The first, Fibre Channel Information Tool, is a SAN discovery tool that looks at various parts of a multivendor SAN to gather information on firmware revisions, drivers, worldwide port names and statistics into a database, where it can help storage administrators troubleshoot deployment and other problems, said Lorenson.

The tool is expected to be available for free download starting in May, Lorenson said. A number of vendors, including Emulex, LSI Logic and QLogic, are demonstrating the tool at the Storage Networking World conference in Phoenix this week.

Microsoft is also unveiling the Storage Event Tracing Tool. Tracing is the ability to monitor events within a SAN, particularly the signals sent from one device to another, said Lorenson.

The traces are downloaded into a text file for access by storage administrators when troubleshooting a SAN, Lorenson said. "This reduces finger-pointing on a SAN, so an administrator won't call the host-bus adapter person and getting told the problem is in the array and then the array person saying the problem is in Windows," he said.

The tracing tool is slated to be included in Service Pack 1 for Windows Server 2003, said Lorenson.
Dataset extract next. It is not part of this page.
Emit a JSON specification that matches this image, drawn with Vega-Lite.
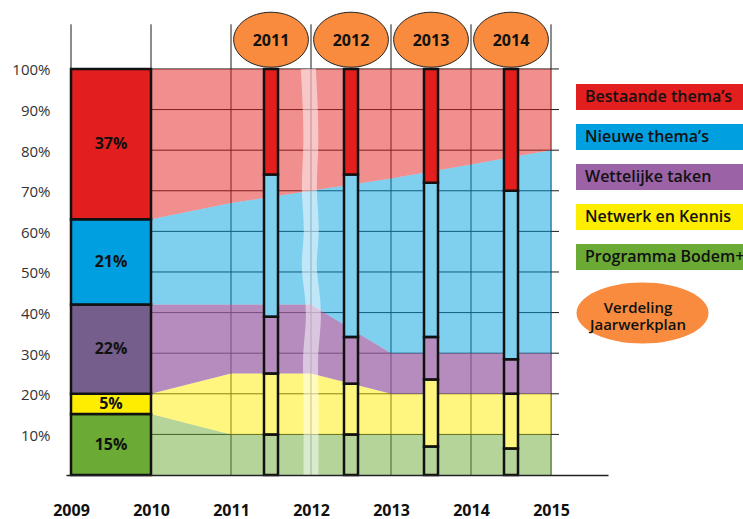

Service Pack 1 is also expected to include improved storage media support; improved support for Volume ShadowCopy Service, which allows point-in-time copy capabilities to be integrated between the operating system and applications; and improved support for iSCSI, he said.

Microsoft this week also is starting to support Windows iSCSI initiators in its Windows Server Datacenter Edition, which means storage vendors can start qualifications of their iSCSI hardware with the operating system, Lorenson said.

Also new is iSCSI support for Windows' Multi-path I/O, which allows up to 32 data paths with load balancing between the paths should one fail. This is expected by year-end.

The new storage capabilities for the Windows operating system are aimed at particular value-add features, and not at competing with storage management ISVs, Lorenson said. "Most storage ISVS have much more rich offerings such as charge-back capabilities and the ability to set policies," he said. "So we don't compete with them."